(begin)

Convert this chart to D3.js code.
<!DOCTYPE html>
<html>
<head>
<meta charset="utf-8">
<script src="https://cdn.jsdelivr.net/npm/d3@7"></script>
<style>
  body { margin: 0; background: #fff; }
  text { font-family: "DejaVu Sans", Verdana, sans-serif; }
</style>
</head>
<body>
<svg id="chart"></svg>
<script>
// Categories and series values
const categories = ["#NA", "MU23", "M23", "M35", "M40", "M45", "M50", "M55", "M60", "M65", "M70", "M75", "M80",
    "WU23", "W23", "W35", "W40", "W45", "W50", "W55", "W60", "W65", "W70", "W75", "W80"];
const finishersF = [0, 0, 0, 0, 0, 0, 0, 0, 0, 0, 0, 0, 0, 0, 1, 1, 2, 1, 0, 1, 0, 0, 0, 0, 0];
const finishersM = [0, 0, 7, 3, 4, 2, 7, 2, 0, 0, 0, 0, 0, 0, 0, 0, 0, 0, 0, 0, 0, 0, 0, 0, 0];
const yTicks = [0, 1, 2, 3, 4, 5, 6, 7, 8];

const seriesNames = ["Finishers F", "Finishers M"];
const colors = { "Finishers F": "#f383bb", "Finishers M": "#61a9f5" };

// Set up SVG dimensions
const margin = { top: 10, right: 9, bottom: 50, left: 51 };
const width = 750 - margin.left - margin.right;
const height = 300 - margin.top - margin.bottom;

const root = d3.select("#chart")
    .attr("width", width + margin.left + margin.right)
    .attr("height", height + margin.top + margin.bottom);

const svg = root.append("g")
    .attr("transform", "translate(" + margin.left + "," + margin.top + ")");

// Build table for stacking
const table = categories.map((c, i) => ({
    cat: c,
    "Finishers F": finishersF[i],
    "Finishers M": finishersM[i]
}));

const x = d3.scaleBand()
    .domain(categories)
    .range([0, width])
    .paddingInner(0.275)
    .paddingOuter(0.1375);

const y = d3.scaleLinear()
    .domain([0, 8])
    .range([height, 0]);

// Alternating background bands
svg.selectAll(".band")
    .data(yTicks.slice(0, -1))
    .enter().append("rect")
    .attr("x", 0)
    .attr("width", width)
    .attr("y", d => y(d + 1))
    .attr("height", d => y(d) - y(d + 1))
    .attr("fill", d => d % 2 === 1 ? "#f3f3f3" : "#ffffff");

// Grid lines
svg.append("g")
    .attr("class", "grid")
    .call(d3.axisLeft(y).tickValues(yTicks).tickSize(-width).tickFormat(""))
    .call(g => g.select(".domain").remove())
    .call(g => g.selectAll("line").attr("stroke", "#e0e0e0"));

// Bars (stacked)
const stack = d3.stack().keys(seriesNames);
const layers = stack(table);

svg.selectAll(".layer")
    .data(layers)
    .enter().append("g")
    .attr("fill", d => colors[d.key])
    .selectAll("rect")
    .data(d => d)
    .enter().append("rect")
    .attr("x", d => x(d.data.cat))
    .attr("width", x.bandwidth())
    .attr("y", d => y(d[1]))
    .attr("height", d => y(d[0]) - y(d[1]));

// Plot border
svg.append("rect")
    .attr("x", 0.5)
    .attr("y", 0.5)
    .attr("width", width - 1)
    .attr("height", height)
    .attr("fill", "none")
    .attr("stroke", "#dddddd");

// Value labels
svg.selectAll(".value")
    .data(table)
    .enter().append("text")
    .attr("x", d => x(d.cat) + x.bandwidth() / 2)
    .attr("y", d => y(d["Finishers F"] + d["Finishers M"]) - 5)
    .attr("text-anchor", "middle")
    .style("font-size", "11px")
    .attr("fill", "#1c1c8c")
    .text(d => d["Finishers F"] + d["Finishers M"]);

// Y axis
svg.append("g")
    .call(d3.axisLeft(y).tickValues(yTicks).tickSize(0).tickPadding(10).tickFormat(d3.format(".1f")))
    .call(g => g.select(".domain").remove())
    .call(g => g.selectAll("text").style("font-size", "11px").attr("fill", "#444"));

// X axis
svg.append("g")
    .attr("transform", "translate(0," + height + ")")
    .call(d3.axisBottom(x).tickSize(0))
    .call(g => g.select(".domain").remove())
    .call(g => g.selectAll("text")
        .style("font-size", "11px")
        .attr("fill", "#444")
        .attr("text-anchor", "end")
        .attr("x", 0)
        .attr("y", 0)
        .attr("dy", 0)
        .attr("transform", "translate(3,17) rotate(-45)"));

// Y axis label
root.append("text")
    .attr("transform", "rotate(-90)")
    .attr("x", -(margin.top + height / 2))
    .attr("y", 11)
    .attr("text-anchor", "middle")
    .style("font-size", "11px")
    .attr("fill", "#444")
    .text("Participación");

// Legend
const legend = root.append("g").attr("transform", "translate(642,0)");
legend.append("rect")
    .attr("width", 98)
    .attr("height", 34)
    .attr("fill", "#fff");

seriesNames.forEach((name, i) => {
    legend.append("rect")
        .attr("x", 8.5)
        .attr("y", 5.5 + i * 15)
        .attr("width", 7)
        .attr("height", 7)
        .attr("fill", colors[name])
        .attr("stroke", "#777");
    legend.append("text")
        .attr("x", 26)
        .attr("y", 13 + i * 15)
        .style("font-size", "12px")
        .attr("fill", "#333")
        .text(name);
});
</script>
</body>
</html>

(end)

Exercise instructions :: Word for word, write out the data.

Result ::
Convert this chart to D3.js code.
<!DOCTYPE html>
<html>
<head>
<meta charset="utf-8">
<script src="https://cdn.jsdelivr.net/npm/d3@7"></script>
<style>
  body { margin: 0; background: #fff; }
  text { font-family: "DejaVu Sans", Verdana, sans-serif; }
</style>
</head>
<body>
<svg id="chart"></svg>
<script>
// Categories and series values
const categories = ["#NA", "MU23", "M23", "M35", "M40", "M45", "M50", "M55", "M60", "M65", "M70", "M75", "M80",
    "WU23", "W23", "W35", "W40", "W45", "W50", "W55", "W60", "W65", "W70", "W75", "W80"];
const finishersF = [0, 0, 0, 0, 0, 0, 0, 0, 0, 0, 0, 0, 0, 0, 1, 1, 2, 1, 0, 1, 0, 0, 0, 0, 0];
const finishersM = [0, 0, 7, 3, 4, 2, 7, 2, 0, 0, 0, 0, 0, 0, 0, 0, 0, 0, 0, 0, 0, 0, 0, 0, 0];
const yTicks = [0, 1, 2, 3, 4, 5, 6, 7, 8];

const seriesNames = ["Finishers F", "Finishers M"];
const colors = { "Finishers F": "#f383bb", "Finishers M": "#61a9f5" };

// Set up SVG dimensions
const margin = { top: 10, right: 9, bottom: 50, left: 51 };
const width = 750 - margin.left - margin.right;
const height = 300 - margin.top - margin.bottom;

const root = d3.select("#chart")
    .attr("width", width + margin.left + margin.right)
    .attr("height", height + margin.top + margin.bottom);

const svg = root.append("g")
    .attr("transform", "translate(" + margin.left + "," + margin.top + ")");

// Build table for stacking
const table = categories.map((c, i) => ({
    cat: c,
    "Finishers F": finishersF[i],
    "Finishers M": finishersM[i]
}));

const x = d3.scaleBand()
    .domain(categories)
    .range([0, width])
    .paddingInner(0.275)
    .paddingOuter(0.1375);

const y = d3.scaleLinear()
    .domain([0, 8])
    .range([height, 0]);

// Alternating background bands
svg.selectAll(".band")
    .data(yTicks.slice(0, -1))
    .enter().append("rect")
    .attr("x", 0)
    .attr("width", width)
    .attr("y", d => y(d + 1))
    .attr("height", d => y(d) - y(d + 1))
    .attr("fill", d => d % 2 === 1 ? "#f3f3f3" : "#ffffff");

// Grid lines
svg.append("g")
    .attr("class", "grid")
    .call(d3.axisLeft(y).tickValues(yTicks).tickSize(-width).tickFormat(""))
    .call(g => g.select(".domain").remove())
    .call(g => g.selectAll("line").attr("stroke", "#e0e0e0"));

// Bars (stacked)
const stack = d3.stack().keys(seriesNames);
const layers = stack(table);

svg.selectAll(".layer")
    .data(layers)
    .enter().append("g")
    .attr("fill", d => colors[d.key])
    .selectAll("rect")
    .data(d => d)
    .enter().append("rect")
    .attr("x", d => x(d.data.cat))
    .attr("width", x.bandwidth())
    .attr("y", d => y(d[1]))
    .attr("height", d => y(d[0]) - y(d[1]));

// Plot border
svg.append("rect")
    .attr("x", 0.5)
    .attr("y", 0.5)
    .attr("width", width - 1)
    .attr("height", height)
    .attr("fill", "none")
    .attr("stroke", "#dddddd");

// Value labels
svg.selectAll(".value")
    .data(table)
    .enter().append("text")
    .attr("x", d => x(d.cat) + x.bandwidth() / 2)
    .attr("y", d => y(d["Finishers F"] + d["Finishers M"]) - 5)
    .attr("text-anchor", "middle")
    .style("font-size", "11px")
    .attr("fill", "#1c1c8c")
    .text(d => d["Finishers F"] + d["Finishers M"]);

// Y axis
svg.append("g")
    .call(d3.axisLeft(y).tickValues(yTicks).tickSize(0).tickPadding(10).tickFormat(d3.format(".1f")))
    .call(g => g.select(".domain").remove())
    .call(g => g.selectAll("text").style("font-size", "11px").attr("fill", "#444"));

// X axis
svg.append("g")
    .attr("transform", "translate(0," + height + ")")
    .call(d3.axisBottom(x).tickSize(0))
    .call(g => g.select(".domain").remove())
    .call(g => g.selectAll("text")
        .style("font-size", "11px")
        .attr("fill", "#444")
        .attr("text-anchor", "end")
        .attr("x", 0)
        .attr("y", 0)
        .attr("dy", 0)
        .attr("transform", "translate(3,17) rotate(-45)"));

// Y axis label
root.append("text")
    .attr("transform", "rotate(-90)")
    .attr("x", -(margin.top + height / 2))
    .attr("y", 11)
    .attr("text-anchor", "middle")
    .style("font-size", "11px")
    .attr("fill", "#444")
    .text("Participación");

// Legend
const legend = root.append("g").attr("transform", "translate(642,0)");
legend.append("rect")
    .attr("width", 98)
    .attr("height", 34)
    .attr("fill", "#fff");

seriesNames.forEach((name, i) => {
    legend.append("rect")
        .attr("x", 8.5)
        .attr("y", 5.5 + i * 15)
        .attr("width", 7)
        .attr("height", 7)
        .attr("fill", colors[name])
        .attr("stroke", "#777");
    legend.append("text")
        .attr("x", 26)
        .attr("y", 13 + i * 15)
        .style("font-size", "12px")
        .attr("fill", "#333")
        .text(name);
});
</script>
</body>
</html>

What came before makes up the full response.